I never, ever watch network news. I can find far more information on the Internet and I trust those source much more than the nets. However, last night I made a brief exception. I flipped on the TV and was getting ready to hit the button on the TiVO to look at something I had previously recorded when the network newscast that had come on ran a piece on God and NASCAR.

It described accurately that NASCAR is the only major sport that starts each event with a prayer, and Motor Racing Outreach has chaplains that attend each race, conduct chapel services before the race, and go around to each car and pray with the drivers and their crews and families before the race. The overt Christianity displayed by many NASCAR drivers and crews is one thing that has always attracted me to the sport.

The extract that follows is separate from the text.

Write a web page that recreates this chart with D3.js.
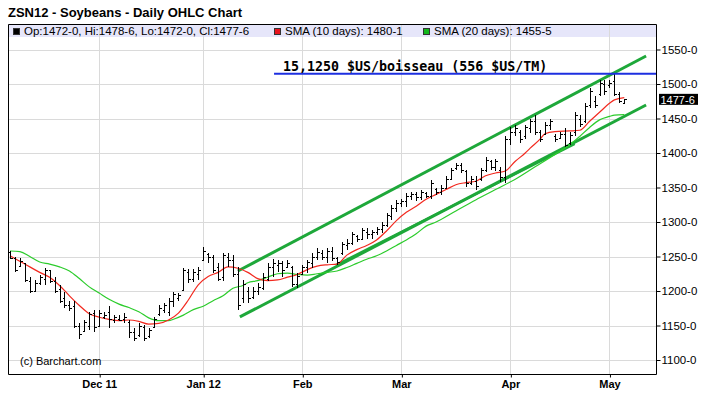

The report featured Dale Beaver, one of the senior MRO chaplains along with several drivers, including Michael Waltrip, an unabashed Christian. Beaver was the guy who conducted the funeral service for Dale Earnhardt back in 2001 after he died in an accident at the end of the 2001 Daytona 500, a race won by Waltrip.

The report seemed reasonably fair until the very end. As they closed the report, they stated that as NASCAR moves into New York (and by inference other "sophisticated" areas), they'll have to tone down the religion stuff. They even interviewed Rick Reilly from Sports Illustrated who said that non-Christians might not feel welcome at NASCAR events. Baloney.

For one thing NASCAR already has races in several blue states, including California, Illinois, Wisconsin (Busch series), Michigan, Delaware, Pennsylvania, New York (upstate) and New Hampshire. I don't see the crowds dwindling at those events because they open with a prayer.

And anyone who thinks that all 160,000 people that attended the race in Talledega, AL last weekend were all devout born-again Christians is kidding themselves. Not every Red-stater is a Christian, and certainly not all current NASCAR fans. There's room for everyone at a NASCAR event.

However, I'm confident that you won't hear any prayers to Buddah, Allah, Confucious, or any other "diety" at future races. It would make the racing a little awkward if the drivers had to stop several times to get out of their cars and bow to Mecca. You could lose a lot of laps that way.